Die Empörung in der Gemeinde der Karl-May-Fans wächst. Nachdem der Ravensburger-Verlag mehrere Kinderbücher zum Film "Der junge Häuptling Winnetou" aus dem Verkauf genommen hat, protestieren jetzt auch die Karl-May-Stiftung und die Karl-May-Gesellschaft in einem gemeinsamen offenen Brief gegen die Entscheidung und rufen zu einer Online-Petition auf.
Wie schon zuvor der Direktor des Karl-May-Museums in Radebeul betont der offene Brief, Karl May habe "in seiner Darstellung des 'Wilden Westens' von Anfang an die Sympathie des Erzählers der leidenden indigenen Bevölkerung" zum Ausdruck gebracht, auch wenn er als Schriftsteller des 19. Jahrhunderts durchaus "damals gängige ethnische Stereotypen und eine eurozentrische Perspektive" verbreitet habe. Wichtig sei deshalb eine "explizite Auseinandersetzung" mit seinem Werk.

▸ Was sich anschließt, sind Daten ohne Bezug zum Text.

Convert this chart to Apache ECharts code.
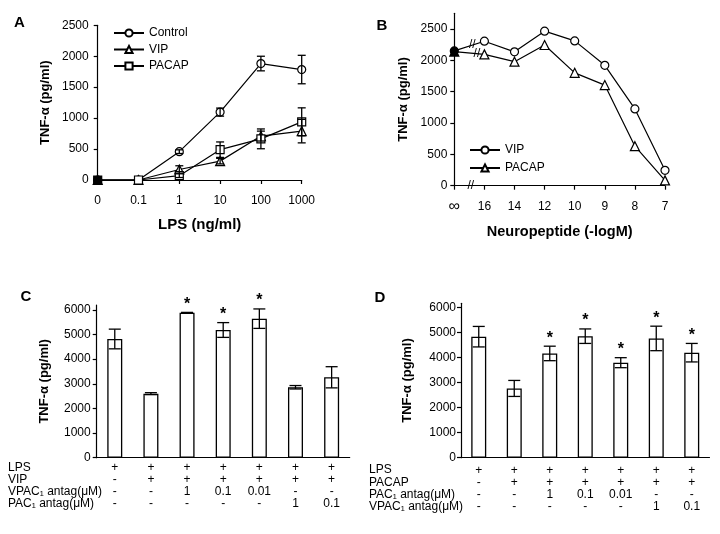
<!DOCTYPE html>
<html>
<head>
<meta charset="utf-8">
<title>TNF-α panels</title>
<script src="https://cdn.jsdelivr.net/npm/echarts@6/dist/echarts.min.js"></script>
<style>
  html, body { margin: 0; padding: 0; background: #fff; }
  #chart { width: 720px; height: 534px; }
</style>
</head>
<body>
<div id="chart"></div>
<script>
// ---- panel A: LPS dose response ----
var lpsDoses = ['0', '0.1', '1', '10', '100', '1000'];
var controlA = [0, 0, 458, 1097, 1882, 1785];
var controlErrA = [0, 0, 30, 65, 118, 230];
var vipA = [0, 0, 170, 305, 710, 790];
var vipErrA = [0, 0, 60, 45, 80, 190];
var pacapA = [0, 0, 70, 490, 665, 940];
var pacapErrA = [0, 0, 30, 125, 160, 226];
var ticksA = [0, 500, 1000, 1500, 2000, 2500];

// ---- panel B: neuropeptide dose response ----
var peptideDoses = ['∞', '16', '14', '12', '10', '9', '8', '7'];
var vipB = [2150, 2305, 2135, 2465, 2310, 1920, 1225, 245];
var pacapB = [2140, 2095, 1978, 2244, 1800, 1605, 630, 85];
var ticksB = [0, 500, 1000, 1500, 2000, 2500];

// ---- panel C: VIP + antagonists ----
var rowsC = ['LPS', 'VIP', 'VPAC₁ antag(μM)', 'PAC₁ antag(μM)'];
var lpsC = ['+', '+', '+', '+', '+', '+', '+'];
var vipC = ['-', '+', '+', '+', '+', '+', '+'];
var vpacC = ['-', '-', '1', '0.1', '0.01', '-', '-'];
var pacC = ['-', '-', '-', '-', '-', '1', '0.1'];
var meanC = [4820, 2600, 5890, 5185, 5645, 2860, 3265];
var errC = [400, 40, 10, 300, 395, 70, 430];
var starC = [0, 0, 1, 1, 1, 0, 0];

// ---- panel D: PACAP + antagonists ----
var rowsD = ['LPS', 'PACAP', 'PAC₁ antag(μM)', 'VPAC₁ antag(μM)'];
var lpsD = ['+', '+', '+', '+', '+', '+', '+'];
var pacapD = ['-', '+', '+', '+', '+', '+', '+'];
var pacD = ['-', '-', '1', '0.1', '0.01', '-', '-'];
var vpacD = ['-', '-', '-', '-', '-', '1', '0.1'];
var meanD = [4840, 2770, 4170, 4860, 3800, 4770, 4200];
var errD = [410, 320, 290, 290, 200, 490, 370];
var starD = [0, 0, 1, 1, 1, 1, 1];
var ticksCD = [0, 1000, 2000, 3000, 4000, 5000, 6000];

var FONT = '"Liberation Sans", Arial, sans-serif';
var chart = echarts.init(document.getElementById('chart'));

function columns(rows) {
  return rows[0].map(function (_, i) {
    return rows.map(function (r) { return r[i]; }).join('\n');
  });
}

function errData(means, errs, stars) {
  return means.map(function (m, i) { return [i, m, errs[i], stars ? stars[i] : 0]; });
}

function firstBlack(values) {
  return values.map(function (v, i) {
    return i === 0 ? { value: v, itemStyle: { color: '#000' } } : v;
  });
}

function errorBars(cap) {
  return function (params, api) {
    var x = api.value(0), m = api.value(1), e = api.value(2);
    var kids = [];
    var st = { stroke: '#000', lineWidth: 1.3 };
    var hi = api.coord([x, m + e]), lo = api.coord([x, m - e]);
    if (e > 0) {
      kids.push({ type: 'line', shape: { x1: hi[0], y1: hi[1], x2: lo[0], y2: lo[1] }, style: st });
      kids.push({ type: 'line', shape: { x1: hi[0] - cap / 2, y1: hi[1], x2: hi[0] + cap / 2, y2: hi[1] }, style: st });
      kids.push({ type: 'line', shape: { x1: lo[0] - cap / 2, y1: lo[1], x2: lo[0] + cap / 2, y2: lo[1] }, style: st });
    }
    if (api.value(3)) {
      kids.push({ type: 'text', style: { text: '*', x: hi[0], y: hi[1] - 8, align: 'center', verticalAlign: 'middle',
        font: 'bold 16px ' + FONT, fill: '#000' } });
    }
    return { type: 'group', children: kids };
  };
}

var axisLineStyle = { lineStyle: { color: '#000', width: 1.2 } };
var tickStyle = { show: true, length: 4, lineStyle: { color: '#000', width: 1.2 } };
var labelStyle = { color: '#000', fontSize: 12, fontFamily: FONT };
var plain = function (v) { return String(v); };
var yName = 'TNF-α (pg/ml)';
var yNameStyle = { color: '#000', fontSize: 13, fontWeight: 'bold', fontFamily: FONT };
var tableLabel = { interval: 0, color: '#000', fontSize: 12, fontFamily: FONT };

function lineSeries(name, data, symbol, size, axis) {
  return {
    name: name, type: 'line', xAxisIndex: axis, yAxisIndex: axis,
    data: firstBlack(data), symbol: symbol, symbolSize: size,
    lineStyle: { color: '#000', width: 1.2 },
    itemStyle: { color: '#fff', borderColor: '#000', borderWidth: 1.2 },
    z: 3
  };
}

function barSeries(data, axis) {
  return {
    type: 'bar', xAxisIndex: axis, yAxisIndex: axis, data: data, barWidth: 15,
    itemStyle: { color: '#fff', borderColor: '#000', borderWidth: 1.3 }
  };
}

function errSeries(data, axis, cap) {
  return {
    type: 'custom', xAxisIndex: axis, yAxisIndex: axis, data: data,
    renderItem: errorBars(cap), clip: false, z: 5
  };
}

function valueAxis(grid, max, ticks, margin, gap) {
  return {
    gridIndex: grid, type: 'value', min: 0, max: max,
    axisLine: Object.assign({ show: true }, axisLineStyle),
    axisTick: Object.assign({ customValues: ticks }, tickStyle),
    axisLabel: Object.assign({ margin: margin, customValues: ticks, formatter: plain }, labelStyle),
    splitLine: { show: false },
    name: yName, nameLocation: 'middle', nameGap: gap, nameTextStyle: yNameStyle
  };
}

var option = {
  animation: false,
  backgroundColor: '#fff',
  textStyle: { fontFamily: FONT },
  grid: [
    { left: 97.7, top: 25.3, width: 204, height: 154.7 },
    { left: 454.3, top: 13.3, width: 210.7, height: 172.4 },
    { left: 96.7, top: 305, width: 253, height: 152.7 },
    { left: 461, top: 303.3, width: 248.5, height: 154.4 }
  ],
  legend: [
    {
      data: ['Control', 'VIP', 'PACAP'], orient: 'vertical', left: 113, top: 27,
      itemWidth: 30, itemHeight: 9, itemGap: 4.5, padding: 0,
      textStyle: { color: '#000', fontSize: 12, fontFamily: FONT }
    },
    {
      data: ['VIP (B)', 'PACAP (B)'], orient: 'vertical', left: 469, top: 144,
      itemWidth: 30, itemHeight: 9, itemGap: 6, padding: 0,
      formatter: function (n) { return n.replace(' (B)', ''); },
      textStyle: { color: '#000', fontSize: 12, fontFamily: FONT }
    }
  ],
  xAxis: [
    {
      gridIndex: 0, type: 'category', data: lpsDoses, boundaryGap: false,
      axisLine: axisLineStyle, axisTick: tickStyle,
      axisLabel: Object.assign({ interval: 0, margin: 15 }, labelStyle),
      name: 'LPS (ng/ml)', nameLocation: 'middle', nameGap: 37,
      nameTextStyle: { color: '#000', fontSize: 15, fontWeight: 'bold', fontFamily: FONT }
    },
    {
      gridIndex: 1, type: 'category', data: peptideDoses, boundaryGap: false,
      axisLine: axisLineStyle, axisTick: tickStyle,
      axisLabel: Object.assign({
        interval: 0, margin: 15,
        formatter: function (v) { return v === '∞' ? '{inf|∞}' : v; },
        rich: { inf: { fontSize: 16, lineHeight: 12, fontFamily: FONT, color: '#000' } }
      }, labelStyle),
      name: 'Neuropeptide (-logM)', nameLocation: 'middle', nameGap: 39,
      nameTextStyle: { color: '#000', fontSize: 14.5, fontWeight: 'bold', fontFamily: FONT }
    },
    {
      gridIndex: 2, type: 'category', data: columns([lpsC, vipC, vpacC, pacC]),
      axisLine: axisLineStyle, axisTick: { show: false },
      axisLabel: Object.assign({ margin: 4, lineHeight: 12 }, tableLabel)
    },
    {
      gridIndex: 3, type: 'category', data: columns([lpsD, pacapD, pacD, vpacD]),
      axisLine: axisLineStyle, axisTick: { show: false },
      axisLabel: Object.assign({ margin: 6.5, lineHeight: 12.2 }, tableLabel)
    }
  ],
  yAxis: [
    valueAxis(0, 2500, ticksA, 9, 46),
    valueAxis(1, 2750, ticksB, 7, 44),
    valueAxis(2, 6200, ticksCD, 6, 46),
    valueAxis(3, 6175, ticksCD, 5, 47)
  ],
  series: [
    lineSeries('Control', controlA, 'circle', 8, 0),
    lineSeries('VIP', vipA, 'triangle', 9, 0),
    lineSeries('PACAP', pacapA, 'rect', 8, 0),
    errSeries(errData(controlA, controlErrA), 0, 8),
    errSeries(errData(vipA, vipErrA), 0, 8),
    errSeries(errData(pacapA, pacapErrA), 0, 8),
    lineSeries('VIP (B)', vipB, 'circle', 8, 1),
    lineSeries('PACAP (B)', pacapB, 'triangle', 9, 1),
    barSeries(meanC, 2),
    errSeries(errData(meanC, errC, starC), 2, 12),
    barSeries(meanD, 3),
    errSeries(errData(meanD, errD, starD), 3, 12)
  ]
};
chart.setOption(option);

// panel letters and table row labels
var graphics = [];
[['A', 19.5, 23], ['B', 382, 25.5], ['C', 26, 296.5], ['D', 380, 297.5]].forEach(function (p) {
  graphics.push({ type: 'text', x: p[1], y: p[2], style: { text: p[0], align: 'center', verticalAlign: 'middle',
    font: 'bold 15px ' + FONT, fill: '#000' } });
});
rowsC.forEach(function (t, i) {
  graphics.push({ type: 'text', x: 8, y: 467.3 + i * 12, style: { text: t, verticalAlign: 'middle',
    font: '12px ' + FONT, fill: '#000' } });
});
rowsD.forEach(function (t, i) {
  graphics.push({ type: 'text', x: 369, y: 470 + i * 12.2, style: { text: t, verticalAlign: 'middle',
    font: '12px ' + FONT, fill: '#000' } });
});

// axis-break marks in panel B, placed between the first two categories
function between(values, f) {
  var a = chart.convertToPixel({ gridIndex: 1 }, [0, values[0]]);
  var b = chart.convertToPixel({ gridIndex: 1 }, [1, values[1]]);
  return [a[0] + (b[0] - a[0]) * f, a[1] + (b[1] - a[1]) * f];
}
[between(vipB, 0.6), between(pacapB, 0.75), between([0, 0], 0.55)].forEach(function (p) {
  graphics.push({ type: 'text', x: p[0], y: p[1], z: 10, style: { text: '//', align: 'center', verticalAlign: 'middle',
    font: '12px ' + FONT, fill: '#000' } });
});
chart.setOption({ graphic: graphics });
</script>
</body>
</html>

Die Firma Ravensburger hatte Mitte August wegen Rassismus-Vorwürfen
angekündigt, die beiden Bücher "Der junge Häuptling Winnetou" zum
gleichnamigen Film sowie ein Puzzle und ein Stickerbuch aus dem Verkauf
zu nehmen. In einem Instagram-Post begründete das Unternehmen dies mit
dem Feedback der Nutzer, das gezeigt habe, "dass wir mit den
Winnetou-Titeln die Gefühle anderer verletzt haben". Der offene Brief interpretiert diese Begründung so, dass von "dekolonialen Aktivisten" als eigentlicher Sündenfall ein Bezug zu Karl May gezogen worden sei, der aus deren Sicht ein überholtes rassistisches Weltbild vertrete.
Auch der sächsische Kultusminister Christian Piwarz (CDU) verteidigte das Werk Karl Mays gegen Rassismus-Kritik. Er wundere sich sehr über die Hysterie und den Umfang an
Unterstellungen, sagte Piwarz am Donnerstag bei einer Pressekonferenz
zum neuen Schuljahr in Sachsen und äußerte sich dabei auch als früher
May-Fan. Im Bücherschrank seines Vaters sei die Gesamtausgabe der
Karl-May-Werke so ziemlich komplett gewesen, und bis auf das Spätwerk
habe er die Bücher alle gelesen und regelrecht verschlungen, verriet der
Minister. Bei der jetzigen Diskussion könne er nur den Kopf schütteln. (SZ/mk mit dpa)
- Die Karl-May-Gesellschaft mit Sitz in Radebeul setzt sich wissenschaftlich und kritisch mit dem Werk des Schriftstellers auseinander. Sie gibt unter anderem ihre Jahrbücher sowie eine Vierteljahresschrift heraus.
- Die Karl-May-Stiftung wurde nach dem Tod des Schriftstellers (1842 - 1912) von seiner Witwe gegründet und betreut seinen Nachlass. Dazu gehört auch das Karl-May-Museum in Radebeul.